• [Stated exercise]:
Only the lines from the start of the data to the line containing "plt.rcParams['mathtext.fontset'] = 'cm'", both included, should be output, exactly and without pictures.

____________

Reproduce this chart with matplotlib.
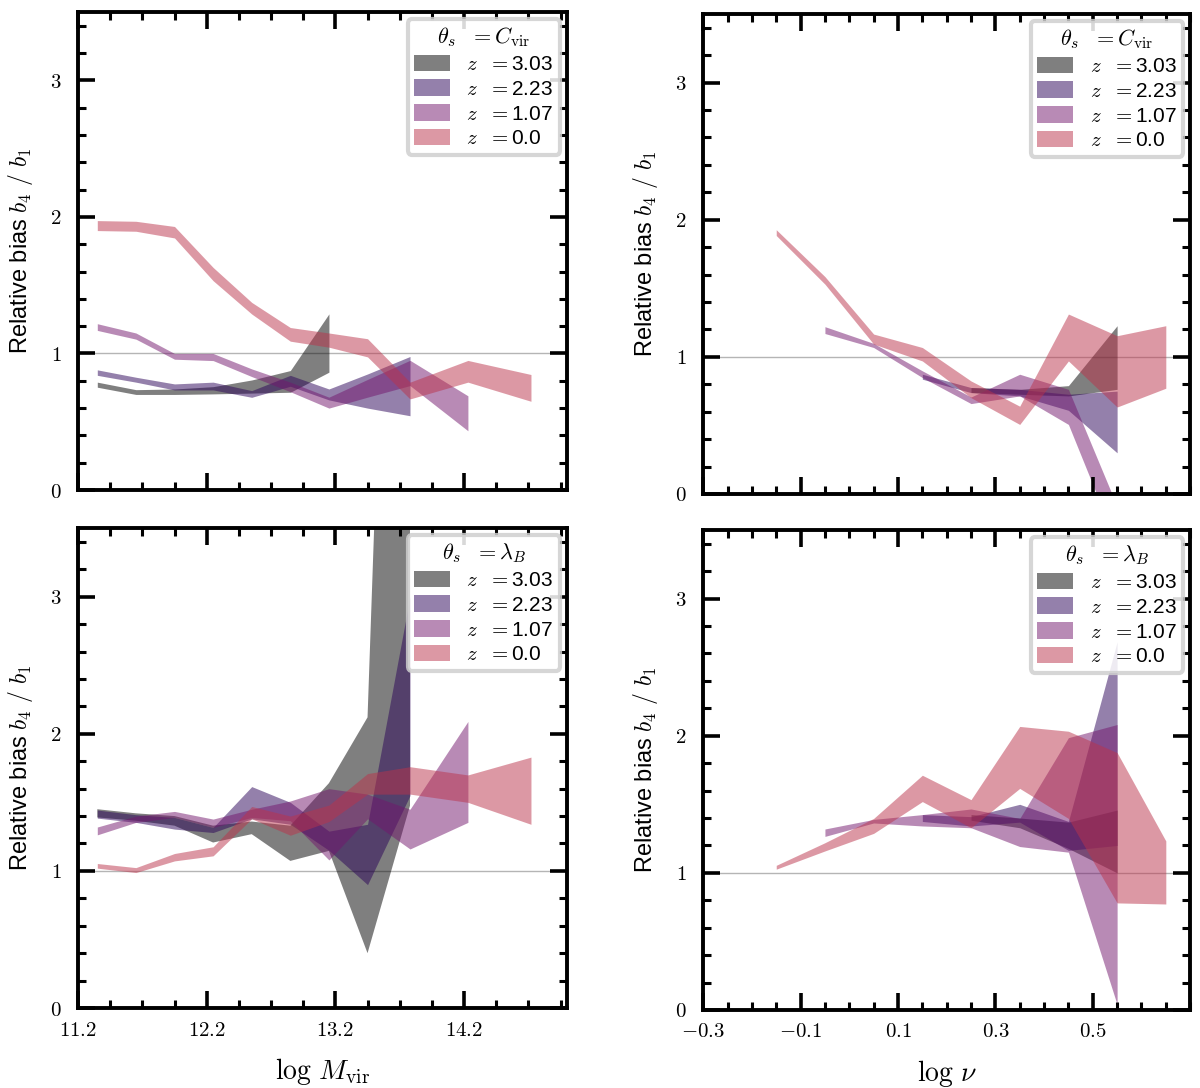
import numpy as np
import matplotlib
matplotlib.use("Agg")
import matplotlib.pyplot as plt
from matplotlib.ticker import AutoMinorLocator, FuncFormatter, FixedLocator

plt.rcParams['font.family'] = ['Liberation Sans', 'DejaVu Sans']
plt.rcParams['mathtext.fontset'] = 'cm'

# --- data: bands (lo/hi) of relative bias b4/b1 ---
mvir_x = [11.35, 11.65, 11.95, 12.25, 12.55, 12.85, 13.15, 13.45, 13.78, 14.23, 14.72]
nu_x = [-0.15, -0.05, 0.05, 0.15, 0.25, 0.35, 0.45, 0.55, 0.65]

z_labels = ['3.03', '2.23', '1.07', '0.0']
z_colors = ['#000000', '#2a0258', '#73166d', '#bb334b']

# theta_s = C_vir, vs log M_vir
cvir_m_x = [mvir_x[:7], mvir_x[:9], mvir_x[:10], mvir_x]
cvir_m_hi = [[0.79, 0.735, 0.74, 0.757, 0.806, 0.875, 1.29],
             [0.88, 0.826, 0.777, 0.79, 0.728, 0.84, 0.74, 0.85, 0.978],
             [1.218, 1.15, 1.0, 1.0, 0.887, 0.79, 0.68, 0.81, 0.95, 0.69],
             [1.973, 1.968, 1.93, 1.63, 1.374, 1.19, 1.15, 1.108, 0.79, 0.949, 0.846]]
cvir_m_lo = [[0.753, 0.70, 0.70, 0.704, 0.71, 0.716, 0.863],
             [0.84, 0.79, 0.733, 0.733, 0.679, 0.76, 0.66, 0.60, 0.544],
             [1.169, 1.105, 0.958, 0.948, 0.831, 0.72, 0.60, 0.68, 0.765, 0.434],
             [1.90, 1.895, 1.846, 1.533, 1.289, 1.09, 1.046, 0.975, 0.667, 0.79, 0.65]]

# theta_s = C_vir, vs log nu
cvir_n_x = [nu_x[4:8], nu_x[3:8], nu_x[1:8], nu_x]
cvir_n_hi = [[0.776, 0.763, 0.79, 1.227],
             [0.873, 0.776, 0.763, 0.727, 0.75],
             [1.22, 1.098, 0.898, 0.707, 0.873, 0.763, -0.09],
             [1.927, 1.585, 1.166, 1.068, 0.824, 0.64, 1.312, 1.154, 1.227]]
cvir_n_lo = [[0.74, 0.727, 0.715, 0.763],
             [0.837, 0.739, 0.715, 0.61, 0.30],
             [1.17, 1.068, 0.849, 0.659, 0.715, 0.507, -0.37],
             [1.885, 1.53, 1.093, 0.97, 0.702, 0.507, 0.97, 0.634, 0.771]]

# theta_s = lambda_B, vs log M_vir
lamb_m_x = [mvir_x[:9], mvir_x[:9], mvir_x[:10], mvir_x]
lamb_m_hi = [[1.45, 1.42, 1.40, 1.33, 1.36, 1.33, 1.64, 2.12, 11.0],
             [1.444, 1.41, 1.39, 1.317, 1.615, 1.50, 1.29, 1.34, 3.0],
             [1.32, 1.40, 1.434, 1.378, 1.45, 1.51, 1.60, 1.56, 1.45, 2.09],
             [1.054, 1.024, 1.127, 1.176, 1.47, 1.40, 1.48, 1.71, 1.76, 1.70, 1.83]]
lamb_m_lo = [[1.39, 1.366, 1.33, 1.207, 1.268, 1.073, 1.146, 0.40, 1.476],
             [1.385, 1.354, 1.305, 1.28, 1.38, 1.34, 1.15, 0.90, 1.55],
             [1.263, 1.354, 1.39, 1.317, 1.39, 1.366, 1.08, 1.38, 1.16, 1.354],
             [1.02, 0.988, 1.073, 1.11, 1.38, 1.26, 1.36, 1.56, 1.56, 1.50, 1.34]]

# theta_s = lambda_B, vs log nu
lamb_n_x = [nu_x[4:8], nu_x[3:8], nu_x[1:8], nu_x]
lamb_n_hi = [[1.425, 1.40, 1.37, 1.458],
             [1.425, 1.41, 1.50, 1.375, 2.685],
             [1.32, 1.39, 1.425, 1.466, 1.397, 1.986, 2.082],
             [1.055, 1.22, 1.397, 1.712, 1.534, 2.068, 2.033, 1.877, 1.233]]
lamb_n_lo = [[1.384, 1.329, 1.178, 1.0],
             [1.375, 1.342, 1.37, 1.164, 1.2],
             [1.266, 1.364, 1.342, 1.329, 1.192, 1.151, 0.04],
             [1.027, 1.16, 1.288, 1.52, 1.329, 1.616, 1.397, 0.781, 0.773]]

fig = plt.figure(figsize=(12, 10.88), dpi=100)
ax_tl = fig.add_axes([0.065, 0.5496, 0.4075, 0.4393])
ax_tr = fig.add_axes([0.586, 0.5460, 0.4058, 0.4411])
ax_bl = fig.add_axes([0.065, 0.0735, 0.4075, 0.4411])
ax_br = fig.add_axes([0.586, 0.0717, 0.4058, 0.4411])

math_fmt = FuncFormatter(lambda v, p: r'$%g$' % round(v, 2))


def style_axis(ax, kind, show_x):
    ax.set_ylim(0, 3.5)
    if kind == 'mass':
        ax.set_xlim(11.2, 15.0)
        ax.xaxis.set_major_locator(FixedLocator([11.2, 12.2, 13.2, 14.2]))
        ax.xaxis.set_minor_locator(FixedLocator(np.arange(11.2, 15.01, 0.25)))
    else:
        ax.set_xlim(-0.3, 0.7)
        ax.xaxis.set_major_locator(FixedLocator([-0.3, -0.1, 0.1, 0.3, 0.5]))
        ax.xaxis.set_minor_locator(FixedLocator(np.arange(-0.3, 0.701, 0.05)))
    ax.set_yticks([0, 1, 2, 3])
    ax.yaxis.set_minor_locator(AutoMinorLocator(5))
    ax.xaxis.set_major_formatter(math_fmt)
    ax.yaxis.set_major_formatter(math_fmt)
    ax.tick_params(which='both', direction='in', top=True, right=True)
    ax.tick_params(which='major', length=12, width=2.6, labelsize=15, pad=12)
    ax.tick_params(which='minor', length=6, width=2.2)
    ax.tick_params(axis='x', which='major', pad=9)
    if not show_x:
        ax.tick_params(axis='x', labelbottom=False)
    for sp in ax.spines.values():
        sp.set_linewidth(2.8)
    ax.axhline(1, color='#b5b5b5', lw=1.0, zorder=0)
    ax.set_ylabel(r'Relative bias $b_4\ /\ b_1$', fontsize=17)
    ax.yaxis.set_label_coords(-0.088, 0.5)


def draw_bands(ax, xs, his, los, title):
    for x, hi, lo, lab, col in zip(xs, his, los, z_labels, z_colors):
        ax.fill_between(x, lo, hi, color=col, alpha=0.5, lw=0,
                        label=r'$z\ \ {=}$' + lab)
    leg = ax.legend(loc='upper right', title=title, fontsize=15,
                    title_fontsize=16, handlelength=1.7, handleheight=0.85,
                    labelspacing=0.25, borderpad=0.3, borderaxespad=0.35,
                    handletextpad=0.8, framealpha=0.85, fancybox=True,
                    edgecolor='#cfcfcf')
    leg.get_frame().set_linewidth(3)


draw_bands(ax_tl, cvir_m_x, cvir_m_hi, cvir_m_lo, r'$\theta_s\ \ {=}C_{\rm vir}$')
draw_bands(ax_tr, cvir_n_x, cvir_n_hi, cvir_n_lo, r'$\theta_s\ \ {=}C_{\rm vir}$')
draw_bands(ax_bl, lamb_m_x, lamb_m_hi, lamb_m_lo, r'$\theta_s\ \ {=}\lambda_B$')
draw_bands(ax_br, lamb_n_x, lamb_n_hi, lamb_n_lo, r'$\theta_s\ \ {=}\lambda_B$')

style_axis(ax_tl, 'mass', False)
style_axis(ax_tr, 'nu', False)
style_axis(ax_bl, 'mass', True)
style_axis(ax_br, 'nu', True)

ax_bl.set_xlabel(r'$\log\,M_{\rm vir}$', fontsize=20, labelpad=12)
ax_br.set_xlabel(r'$\log\,\nu$', fontsize=20, labelpad=12)

fig.savefig('out.png', dpi=100)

____________

• [Reply to the task]:
Reproduce this chart with matplotlib.
import numpy as np
import matplotlib
matplotlib.use("Agg")
import matplotlib.pyplot as plt
from matplotlib.ticker import AutoMinorLocator, FuncFormatter, FixedLocator

plt.rcParams['font.family'] = ['Liberation Sans', 'DejaVu Sans']
plt.rcParams['mathtext.fontset'] = 'cm'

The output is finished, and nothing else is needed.